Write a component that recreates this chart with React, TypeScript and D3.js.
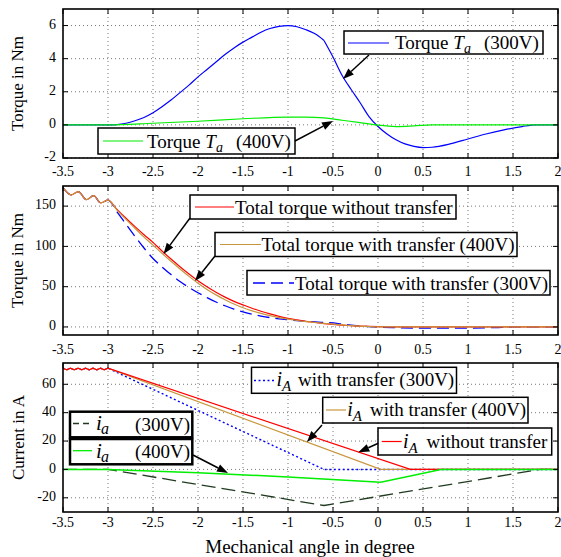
import React from 'react';
import * as d3 from 'd3';

// ---------- tick values ----------
const xTicks = [-3.5, -3, -2.5, -2, -1.5, -1, -0.5, 0, 0.5, 1, 1.5, 2];
const topYTicks = [-2, 0, 2, 4, 6];
const midYTicks = [0, 50, 100, 150];
const botYTicks = [-20, 0, 20, 40, 60];

// ---------- top panel: torque T_a ----------
const angleTa300 = [-3.5, -3.0, -2.9, -2.8, -2.7, -2.6, -2.5, -2.4, -2.3, -2.2, -2.1, -2.0, -1.9, -1.8, -1.7, -1.6, -1.5, -1.4, -1.3, -1.2, -1.1, -1.0, -0.9, -0.8, -0.7, -0.6, -0.5, -0.4, -0.3, -0.2, -0.1, 0, 0.1, 0.2, 0.3, 0.4, 0.5, 0.6, 0.8, 1.0, 1.2, 1.4, 1.6, 1.75, 2.0];
const torqueTa300 = [0, 0, 0.02, 0.1, 0.25, 0.45, 0.73, 1.1, 1.5, 1.95, 2.4, 2.9, 3.35, 3.8, 4.25, 4.65, 5.0, 5.3, 5.6, 5.82, 5.95, 6.0, 5.93, 5.75, 5.5, 5.1, 4.1, 3.0, 2.15, 1.35, 0.5, -0.1, -0.55, -0.9, -1.15, -1.3, -1.37, -1.35, -1.15, -0.85, -0.55, -0.3, -0.1, 0, 0];
const kinkAngleTa300 = -0.6;
const angleTa400 = [-3.5, -3.0, -2.5, -2.0, -1.5, -1.0, -0.8, -0.6, -0.4, -0.2, 0, 0.2, 0.4, 0.6, 2.0];
const torqueTa400 = [0, 0, 0.1, 0.22, 0.37, 0.47, 0.47, 0.42, 0.28, 0.14, -0.02, -0.1, -0.06, 0, 0];

// ---------- middle panel: total torque ----------
const angleZig = [-3.5, -3.41, -3.33, -3.24, -3.16, -3.08];
const torqueZig = [173, 164, 168, 158, 163, 154];
const angleTotNo = [-3.0, -2.9, -2.8, -2.7, -2.6, -2.5, -2.4, -2.3, -2.2, -2.1, -2.0, -1.9, -1.8, -1.7, -1.6, -1.5, -1.4, -1.3, -1.2, -1.1, -1.0, -0.9, -0.8, -0.7, -0.6, -0.5, -0.4, -0.3, -0.2, -0.1, 0, 0.2, 2.0];
const torqueTotNo = [157.5, 146, 135, 124.5, 114.5, 105, 94.3, 84.3, 74.8, 65.8, 57.4, 49.8, 43, 37, 31.8, 27.4, 23.2, 19.5, 16.2, 13.2, 10.6, 8.7, 7, 5.5, 4.2, 3.1, 2.2, 1.6, 1.0, 0.6, 0.3, 0, 0];
const angleTot400 = [-3.0, -2.9, -2.8, -2.7, -2.6, -2.5, -2.4, -2.3, -2.2, -2.1, -2.0, -1.9, -1.8, -1.7, -1.6, -1.5, -1.4, -1.3, -1.2, -1.1, -1.0, -0.9, -0.8, -0.7, -0.6, -0.5, -0.4, -0.3, -0.2, -0.1, 0, 2.0];
const torqueTot400 = [157.5, 145, 133.5, 122.5, 111.5, 101.6, 91.3, 81.5, 72, 62.8, 54.2, 46.5, 39.8, 33.8, 28.4, 23.8, 20, 16.8, 14, 11.6, 9.6, 8, 6.6, 5.5, 4.5, 3.5, 2.5, 1.7, 1.0, 0.4, 0, 0];
const angleTot300 = [-3.0, -2.9, -2.8, -2.7, -2.6, -2.5, -2.4, -2.3, -2.2, -2.1, -2.0, -1.9, -1.8, -1.7, -1.6, -1.5, -1.4, -1.3, -1.2, -1.1, -1.0, -0.9, -0.8, -0.7, -0.6, -0.5, -0.4, -0.3, -0.2, -0.1, 0, 0.2, 0.5, 1.0, 1.3, 1.5, 2.0];
const torqueTot300 = [157.5, 143, 127.5, 112.5, 98, 85, 74.5, 65, 56.5, 49, 42.5, 36.5, 31, 26.3, 22.2, 18.7, 15.8, 13.5, 11.6, 10.1, 8.9, 7.8, 6.9, 6.2, 5.6, 5, 3.5, 2.3, 1.3, 0.4, -0.3, -1.0, -1.5, -1.5, -0.8, 0, 0];

// ---------- bottom panel: currents ----------
const angleWave = [-3.5, -3.458, -3.417, -3.375, -3.333, -3.292, -3.25, -3.208, -3.167, -3.125, -3.083, -3.042];
const currentWave = [71.3, 70.2, 71.3, 70.2, 71.3, 70.2, 71.3, 70.2, 71.3, 70.2, 71.3, 70.2];
const angleIANo = [-3.0, 0.36, 2.0];
const currentIANo = [71.3, 0, 0];
const angleIA400 = [-3.0, 0.03, 2.0];
const currentIA400 = [71.3, 0, 0];
const angleIA300 = [-3.0, -0.6, 2.0];
const currentIA300 = [71.3, 0, 0];
const angleIa300 = [-3.5, -3.0, -0.6, 1.8, 2.0];
const currentIa300 = [0, 0, -25.4, 0, 0];
const angleIa400 = [-3.5, -3.0, -2.0, -1.0, 0.03, 0.7, 2.0];
const currentIa400 = [0, 0, -2.3, -5.3, -9, 0, 0];

const FONT = 'Liberation Serif, Times New Roman, DejaVu Serif, serif';
const BLUE = '#0000ff';
const GREEN = '#00ee00';
const RED = '#ff0000';
const GOLD = '#c8963c';
const DKGREEN = '#1f3a1f';

const X0 = 63, X1 = 558;
const xScale = d3.scaleLinear().domain([-3.5, 2]).range([X0, X1]);

type P = [number, number];
const zip = (xs: number[], ys: number[]): P[] => xs.map((x, i) => [x, ys[i]]);

function Arrow({ x1, y1, x2, y2 }: { x1: number; y1: number; x2: number; y2: number }) {
  const a = Math.atan2(y2 - y1, x2 - x1);
  const L = 11, w = 4;
  const bx = x2 - L * Math.cos(a), by = y2 - L * Math.sin(a);
  const px = -Math.sin(a) * w, py = Math.cos(a) * w;
  return (
    <g>
      <line x1={x1} y1={y1} x2={bx} y2={by} stroke="black" strokeWidth={1.5} />
      <polygon points={`${x2},${y2} ${bx + px},${by + py} ${bx - px},${by - py}`} fill="black" />
    </g>
  );
}

function Panel({ y, ticks, labelY, title, titleX, children }: any) {
  const [yb, yt] = y.range();
  return (
    <g>
      {xTicks.slice(1, -1).map((t) => (
        <line key={'gx' + t} x1={xScale(t)} x2={xScale(t)} y1={yt} y2={yb} stroke="#555" strokeWidth={0.8} strokeDasharray="1,3" />
      ))}
      {ticks.map((t: number) => (
        <line key={'gy' + t} x1={X0} x2={X1} y1={y(t)} y2={y(t)} stroke="#555" strokeWidth={0.8} strokeDasharray="1,3" />
      ))}
      <g>{children}</g>
      <rect x={X0} y={yt} width={X1 - X0} height={yb - yt} fill="none" stroke="black" strokeWidth={1.6} />
      {xTicks.map((t) => (
        <g key={'tx' + t}>
          <line x1={xScale(t)} x2={xScale(t)} y1={yb} y2={yb - 5} stroke="black" strokeWidth={1} />
          <line x1={xScale(t)} x2={xScale(t)} y1={yt} y2={yt + 5} stroke="black" strokeWidth={1} />
          <text x={xScale(t)} y={labelY} fontSize={14} textAnchor="middle" dominantBaseline="middle">{String(t)}</text>
        </g>
      ))}
      {ticks.map((t: number) => (
        <g key={'ty' + t}>
          <line x1={X0} x2={X0 + 5} y1={y(t)} y2={y(t)} stroke="black" strokeWidth={1} />
          <line x1={X1} x2={X1 - 5} y1={y(t)} y2={y(t)} stroke="black" strokeWidth={1} />
          <text x={56} y={y(t)} fontSize={14} textAnchor="end" dominantBaseline="middle">{String(t)}</text>
        </g>
      ))}
      <text transform={`translate(${titleX},${(yt + yb) / 2}) rotate(-90)`} textAnchor="middle" dominantBaseline="middle" fontSize={17}>{title}</text>
    </g>
  );
}

function Box({ x, y, w, h, sw = 1.5 }: any) {
  return <rect x={x} y={y} width={w} height={h} fill="white" stroke="black" strokeWidth={sw} />;
}

export default function App() {
  const yTop = d3.scaleLinear().domain([-2, 7]).range([158, 9]);
  const yMid = d3.scaleLinear().domain([-10, 175]).range([335, 186]);
  const yBot = d3.scaleLinear().domain([-30, 75]).range([512, 363]);

  const lineTop = d3.line<P>().x((d) => xScale(d[0])).y((d) => yTop(d[1])).curve(d3.curveMonotoneX);
  const lineMid = d3.line<P>().x((d) => xScale(d[0])).y((d) => yMid(d[1])).curve(d3.curveMonotoneX);
  const lineBot = d3.line<P>().x((d) => xScale(d[0])).y((d) => yBot(d[1]));

  const zigMid = zip(angleZig, torqueZig);
  const waveBot = zip(angleWave, currentWave);

  const ta300 = zip(angleTa300, torqueTa300);
  const k = angleTa300.indexOf(kinkAngleTa300);

  return (
    <svg width={561} height={557} style={{ position: 'absolute', left: 0, top: 0, background: 'white', fontFamily: FONT }}>
      <rect x={0} y={0} width={561} height={557} fill="white" />
      {/* ---------- top ---------- */}
      <Panel y={yTop} ticks={topYTicks} labelY={173} title="Torque in Nm" titleX={19}>
        <path d={lineTop(ta300.slice(0, k + 1)) || ''} fill="none" stroke={BLUE} strokeWidth={1.2} />
        <path d={lineTop(ta300.slice(k)) || ''} fill="none" stroke={BLUE} strokeWidth={1.2} />
        <path d={lineTop(zip(angleTa400, torqueTa400)) || ''} fill="none" stroke={GREEN} strokeWidth={1.2} />
      </Panel>
      <Box x={344} y={31} w={199} h={23} />
      <line x1={348} x2={389} y1={43} y2={43} stroke={BLUE} strokeWidth={1.2} />
      <text x={395} y={49} fontSize={19}>Torque <tspan fontStyle="italic">T</tspan><tspan fontStyle="italic" fontSize={14} dy={4}>a</tspan><tspan x={484} dy={-4}>(300V)</tspan></text>
      <Arrow x1={369} y1={55} x2={343} y2={79} />
      <Box x={98} y={128} w={197} h={26} />
      <line x1={103} x2={143} y1={141} y2={141} stroke={GREEN} strokeWidth={1.2} />
      <text x={147} y={147.5} fontSize={19}>Torque <tspan fontStyle="italic">T</tspan><tspan fontStyle="italic" fontSize={14} dy={4}>a</tspan><tspan x={236} dy={-4}>(400V)</tspan></text>
      <Arrow x1={295} y1={141} x2={333} y2={121} />

      {/* ---------- middle ---------- */}
      <Panel y={yMid} ticks={midYTicks} labelY={351} title="Torque in Nm" titleX={19}>
        <path d={lineMid([...zigMid, ...zip(angleTot300, torqueTot300)]) || ''} fill="none" stroke={BLUE} strokeWidth={1.3} strokeDasharray="12,6" />
        <path d={lineMid([...zigMid, ...zip(angleTotNo, torqueTotNo)]) || ''} fill="none" stroke={RED} strokeWidth={1.2} />
        <path d={lineMid([...zigMid, ...zip(angleTot400, torqueTot400)]) || ''} fill="none" stroke={GOLD} strokeWidth={1.2} />
      </Panel>
      <Box x={190} y={195} w={266} h={24} />
      <line x1={195} x2={234} y1={207} y2={207} stroke={RED} strokeWidth={1.2} />
      <text x={235} y={213.5} fontSize={19}>Total torque without transfer</text>
      <Arrow x1={190} y1={218} x2={163.5} y2={254} />
      <Box x={215} y={232.5} w={302} h={24} />
      <line x1={220} x2={261} y1={244.5} y2={244.5} stroke={GOLD} strokeWidth={1.2} />
      <text x={261.5} y={251} fontSize={19}>Total torque with transfer (400V)</text>
      <Arrow x1={215} y1={256} x2={195} y2={281} />
      <Box x={247} y={270.5} w={303} h={24.5} />
      <line x1={253} x2={294} y1={283} y2={283} stroke={BLUE} strokeWidth={1.3} strokeDasharray="12,6" />
      <text x={295} y={289.5} fontSize={19}>Total torque with transfer (300V)</text>

      {/* ---------- bottom ---------- */}
      <Panel y={yBot} ticks={botYTicks} labelY={524} title="Current in A" titleX={20}>
        <path d={lineBot(zip(angleIa300, currentIa300)) || ''} fill="none" stroke={DKGREEN} strokeWidth={1.3} strokeDasharray="14,6" />
        <path d={lineBot([...waveBot, ...zip(angleIA300, currentIA300)]) || ''} fill="none" stroke={BLUE} strokeWidth={1.4} strokeDasharray="2,2.5" />
        <path d={lineBot([...waveBot, ...zip(angleIA400, currentIA400)]) || ''} fill="none" stroke={GOLD} strokeWidth={1.2} />
        <path d={lineBot([...waveBot, ...zip(angleIANo, currentIANo)]) || ''} fill="none" stroke={RED} strokeWidth={1.2} />
        <path d={lineBot(zip(angleIa400, currentIa400)) || ''} fill="none" stroke={GREEN} strokeWidth={1.5} />
      </Panel>
      <Box x={251.5} y={367.3} w={205} h={26} />
      <line x1={254} x2={274} y1={380.5} y2={380.5} stroke={BLUE} strokeWidth={1.4} strokeDasharray="2,2.5" />
      <text x={276.5} y={386} fontSize={20}><tspan fontStyle="italic">i</tspan><tspan fontStyle="italic" fontSize={15} dy={5}>A</tspan><tspan x={298} dy={-5} fontSize={19}>with transfer (300V)</tspan></text>
      <Box x={322.7} y={397.3} w={205.3} h={25.7} />
      <line x1={326} x2={346} y1={410} y2={410} stroke={GOLD} strokeWidth={1.2} />
      <text x={347.3} y={416} fontSize={20}><tspan fontStyle="italic">i</tspan><tspan fontStyle="italic" fontSize={15} dy={5}>A</tspan><tspan x={370} dy={-5} fontSize={19}>with transfer (400V)</tspan></text>
      <Arrow x1={322} y1={425} x2={307} y2={442} />
      <Box x={378} y={428} w={173.7} h={27} />
      <line x1={381.7} x2={401.7} y1={441.5} y2={441.5} stroke={RED} strokeWidth={1.2} />
      <text x={403} y={447.5} fontSize={20}><tspan fontStyle="italic">i</tspan><tspan fontStyle="italic" fontSize={15} dy={5}>A</tspan><tspan x={426.5} dy={-5} fontSize={19}>without transfer</tspan></text>
      <Arrow x1={378.3} y1={443.3} x2={358.3} y2={452.3} />

      <Box x={70} y={411.7} w={122.3} h={25.6} sw={2.5} />
      <line x1={73} x2={92} y1={423.5} y2={423.5} stroke={DKGREEN} strokeWidth={1.3} strokeDasharray="6,4" />
      <text x={96} y={430} fontSize={21} fontStyle="italic">i</text>
      <text x={101} y={434} fontSize={16} fontStyle="italic">a</text>
      <text x={190} y={430.5} fontSize={19} textAnchor="end">(300V)</text>
      <Box x={70} y={439} w={122.3} h={25.3} sw={2.5} />
      <line x1={73} x2={92} y1={450.7} y2={450.7} stroke={GREEN} strokeWidth={1.3} />
      <text x={96} y={457.5} fontSize={21} fontStyle="italic">i</text>
      <text x={101} y={461.5} fontSize={16} fontStyle="italic">a</text>
      <text x={190} y={458} fontSize={19} textAnchor="end">(400V)</text>
      <Arrow x1={193} y1={455} x2={228} y2={473} />

      <text x={310} y={549} fontSize={19} textAnchor="middle" dominantBaseline="middle">Mechanical angle in degree</text>
    </svg>
  );
}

• **GOAL**
Starting with the first line of the data above and ending with the line containing "import * as d3 from 'd3';", please restate every line exactly, leaving images out.

• **FINISHED EXERCISE**
Write a component that recreates this chart with React, TypeScript and D3.js.
import React from 'react';
import * as d3 from 'd3';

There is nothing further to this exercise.